As I drop in and out of televised Olympic sports last week and this, I’m torn among competitions that are so utterly dependent on technology to identify winners and losers (swimming and fencing, for example); competitions in which advances in technology so clearly enable the competitors to go faster, higher, and farther (swimming again, rowing, cycling, and some field events, for example), and competitions which appear to be dominated by sheer athleticism, training, and the will to win (indoor volleyball and diving, for example).  I’m bored and exhausted by women’s beach volleyball and the awe in which other Olympians hold Kobe Bryant (he speaks three languages and loves soccer and Michael Phelps!) and Kobe’s reciprocal appreciation for them.  And I’m wondering why NBC is sending Mary Carillo to get acupuncture treatments.

Like most people, I suspect, I appreciate most those competitions where the humanity appears to dominate the technology.  My favorite Olympic competitors so far are Usain “Lightning” Bolt, the spectacularly fast winner of the men’s 100 meter dash and possessor of an unmatched demeanor (obliviousness, arrogance, or both?); the Romanian marathoner Constantina Tomescu; and the Canadian equestrian Ian Millar, who led his team to a silver medal in team show jumping — Millar’s first medal in nine Olympic appearances.  Nine.  He’s 61 and deservedly grinning from ear to ear.

4 thoughts on “Sport and Technology”

  1. My favorite: Jen Stuczynski, silver medalist in pole vaulting.

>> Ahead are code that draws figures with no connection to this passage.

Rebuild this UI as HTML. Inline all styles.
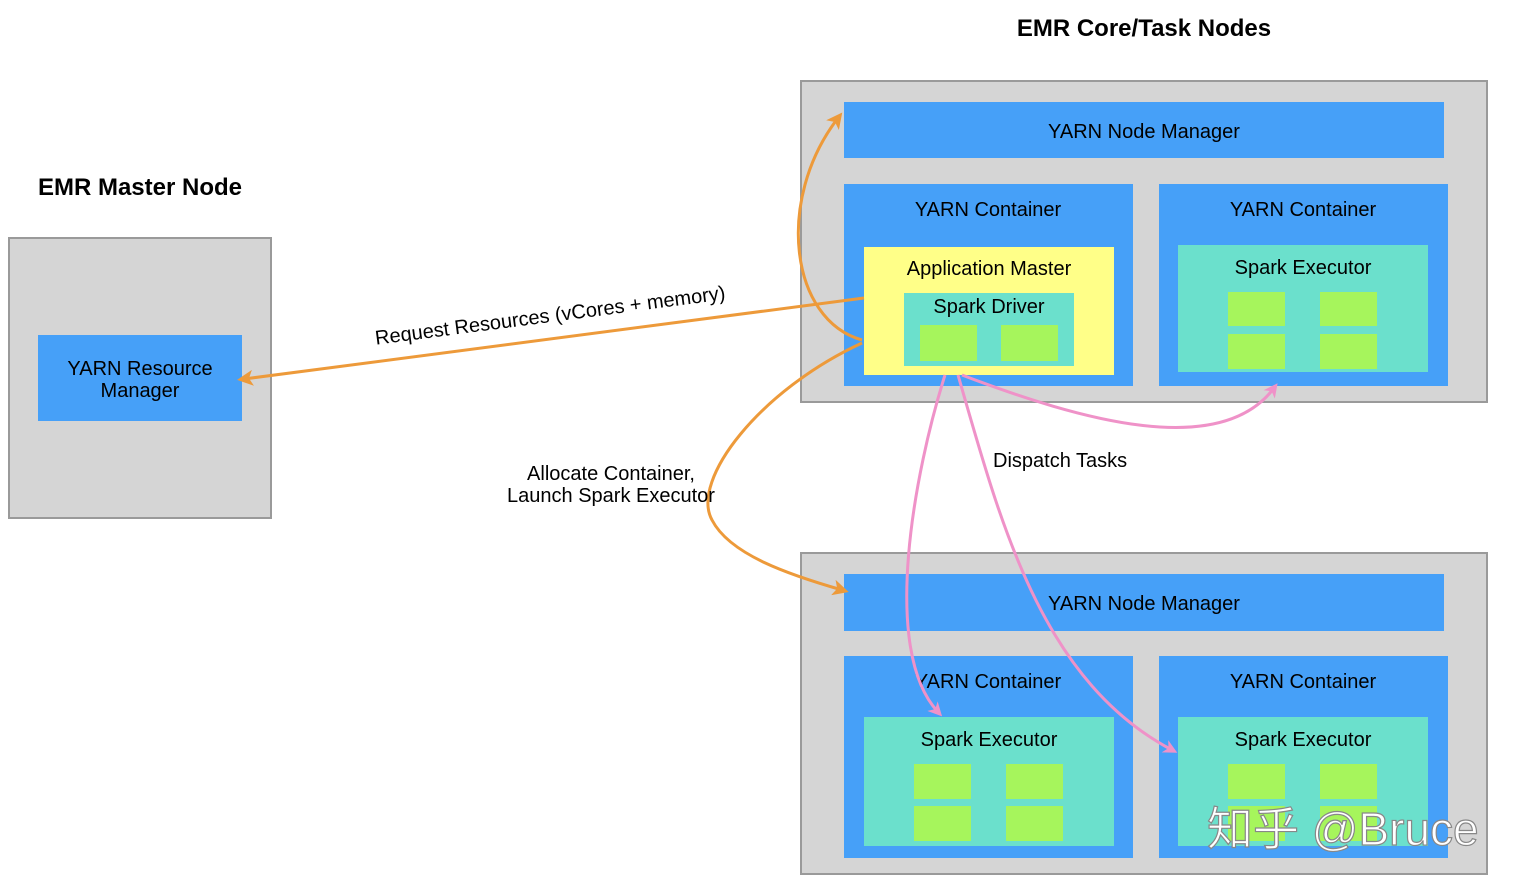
<!DOCTYPE html>
<html><head><meta charset="utf-8"><style>
html,body{margin:0;padding:0;background:#fff;}
svg{display:block;font-family:"Liberation Sans",Arial,sans-serif;}
</style></head><body>
<svg width="1518" height="892" viewBox="0 0 1518 892" xmlns="http://www.w3.org/2000/svg">
<defs>
<marker id="ap" markerWidth="14" markerHeight="14" refX="8" refY="7" orient="auto" markerUnits="userSpaceOnUse"><path d="M0,0 L14,7 L0,14 L4,7 Z" fill="#ef92c8"/></marker>
<marker id="aos" markerWidth="16" markerHeight="16" refX="9" refY="8" orient="auto" markerUnits="userSpaceOnUse"><path d="M0,0 L16,8 L0,16 L4,8 Z" fill="#ed9a3a"/></marker>
</defs>
<text x="1144" y="36" text-anchor="middle" font-size="24" font-weight="bold">EMR Core/Task Nodes</text>
<text x="140" y="195" text-anchor="middle" font-size="24" font-weight="bold">EMR Master Node</text>

<rect x="9" y="238" width="262" height="280" fill="#d5d5d5" stroke="#9a9a9a" stroke-width="2"/>
<rect x="38" y="335" width="204" height="86" fill="#46a0f8"/>
<text x="140" y="375" text-anchor="middle" font-size="20">YARN Resource</text>
<text x="140" y="397" text-anchor="middle" font-size="20">Manager</text>

<rect x="801" y="81" width="686" height="321" fill="#d5d5d5" stroke="#9a9a9a" stroke-width="2"/>
<rect x="844" y="102" width="600" height="56" fill="#46a0f8"/>
<text x="1144" y="138" text-anchor="middle" font-size="20">YARN Node Manager</text>
<rect x="844" y="184" width="289" height="202" fill="#46a0f8"/>
<text x="988" y="216" text-anchor="middle" font-size="20">YARN Container</text>
<rect x="864" y="247" width="250" height="128" fill="#ffff88"/>
<text x="989" y="275" text-anchor="middle" font-size="20">Application Master</text>
<rect x="904" y="293" width="170" height="73" fill="#6be0cc"/>
<text x="989" y="313" text-anchor="middle" font-size="20">Spark Driver</text>
<rect x="920" y="325" width="57" height="36" fill="#a6f55c"/>
<rect x="1001" y="325" width="57" height="36" fill="#a6f55c"/>
<rect x="1159" y="184" width="289" height="202" fill="#46a0f8"/>
<text x="1303" y="216" text-anchor="middle" font-size="20">YARN Container</text>
<rect x="1178" y="245" width="250" height="127" fill="#6be0cc"/>
<text x="1303" y="274" text-anchor="middle" font-size="20">Spark Executor</text>
<rect x="1228" y="292" width="57" height="34" fill="#a6f55c"/>
<rect x="1320" y="292" width="57" height="34" fill="#a6f55c"/>
<rect x="1228" y="334" width="57" height="35" fill="#a6f55c"/>
<rect x="1320" y="334" width="57" height="35" fill="#a6f55c"/>

<rect x="801" y="553" width="686" height="321" fill="#d5d5d5" stroke="#9a9a9a" stroke-width="2"/>
<rect x="844" y="574" width="600" height="57" fill="#46a0f8"/>
<text x="1144" y="610" text-anchor="middle" font-size="20">YARN Node Manager</text>
<rect x="844" y="656" width="289" height="202" fill="#46a0f8"/>
<text x="988" y="688" text-anchor="middle" font-size="20">YARN Container</text>
<rect x="864" y="717" width="250" height="129" fill="#6be0cc"/>
<text x="989" y="746" text-anchor="middle" font-size="20">Spark Executor</text>
<rect x="914" y="764" width="57" height="35" fill="#a6f55c"/>
<rect x="1006" y="764" width="57" height="35" fill="#a6f55c"/>
<rect x="914" y="806" width="57" height="35" fill="#a6f55c"/>
<rect x="1006" y="806" width="57" height="35" fill="#a6f55c"/>
<rect x="1159" y="656" width="289" height="202" fill="#46a0f8"/>
<text x="1303" y="688" text-anchor="middle" font-size="20">YARN Container</text>
<rect x="1178" y="717" width="250" height="129" fill="#6be0cc"/>
<text x="1303" y="746" text-anchor="middle" font-size="20">Spark Executor</text>
<rect x="1228" y="764" width="57" height="35" fill="#a6f55c"/>
<rect x="1320" y="764" width="57" height="35" fill="#a6f55c"/>
<rect x="1228" y="806" width="57" height="35" fill="#a6f55c"/>
<rect x="1320" y="806" width="57" height="35" fill="#a6f55c"/>

<path d="M864,298 L244,379" fill="none" stroke="#ed9a3a" stroke-width="3" marker-end="url(#aos)"/>
<path d="M862,340 C790,320 775,200 838,118" fill="none" stroke="#ed9a3a" stroke-width="3" marker-end="url(#aos)"/>
<path d="M862,343 C760,390 690,480 712,520 C730,555 790,575 842,590" fill="none" stroke="#ed9a3a" stroke-width="3" marker-end="url(#aos)"/>
<text transform="translate(551,322) rotate(-7.4)" text-anchor="middle" font-size="20">Request Resources (vCores + memory)</text>
<text x="611" y="480" text-anchor="middle" font-size="20">Allocate Container,</text>
<text x="611" y="502" text-anchor="middle" font-size="20">Launch Spark Executor</text>

<path d="M945,375 C915,470 880,650 938,712" fill="none" stroke="#ef92c8" stroke-width="3" marker-end="url(#ap)"/>
<path d="M958,375 C1000,520 1040,680 1172,750" fill="none" stroke="#ef92c8" stroke-width="3" marker-end="url(#ap)"/>
<path d="M962,375 C1080,420 1220,460 1274,388" fill="none" stroke="#ef92c8" stroke-width="3" marker-end="url(#ap)"/>
<text x="993" y="467" font-size="20">Dispatch Tasks</text>

<text x="1207" y="845" font-size="46" fill="#fff" stroke="#888" stroke-width="1.2" font-family="'Liberation Sans','Noto Sans CJK SC',sans-serif">知乎 @Bruce</text>
</svg>
</body></html>
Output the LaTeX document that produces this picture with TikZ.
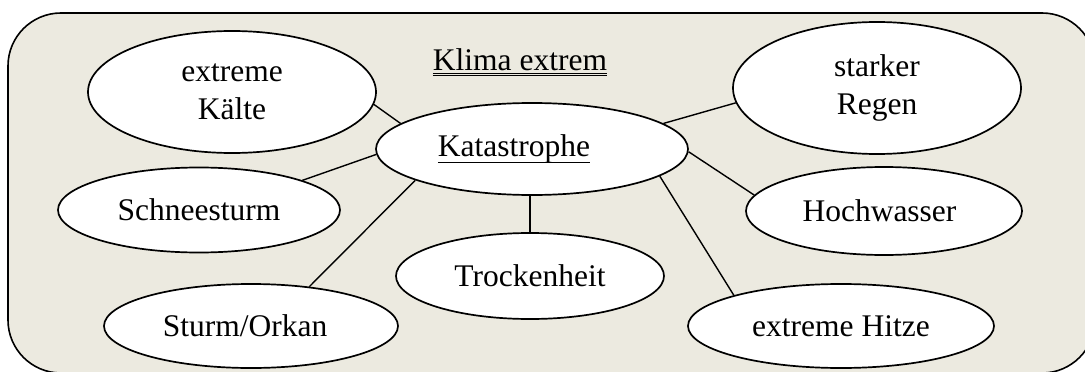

Not only is she from rural New York, like myself (some would call it “upstate,” but since she’s from the far western end, it’s upstate from Pittsburgh), but she trained in a quonset hut under a coach using some crazy new system. She probably uses meat slabs as a punching bag, too.

  2. Good call, Bruce. Her coach is Rick Suhr, who apparently had the quonset hut facility and his system ready to go. He just needed to find the right athlete.

    Unlike Rocky, though, she couldn’t beat the Russian, and afterward the Russian (Yelena Isinbayeva) let her know it. See the IHT report.

  3. Anything but more Phelps mania, which was bothering me even during the opening ceremonies.

    Perhaps I’m just getting cranky in my old age, but I’d rather see the whole spectrum of Olympic events and athletes, rather than just constantly watching “us” in events where “we” win.

  4. Wow, a whole article on “kick some Russian butt.” Slow news day I guess.

    And “she must know her position” is the best Isinbayeva could do in response? Uninspired. Unless she said it in some sort of guttural roar like the guys on WWF.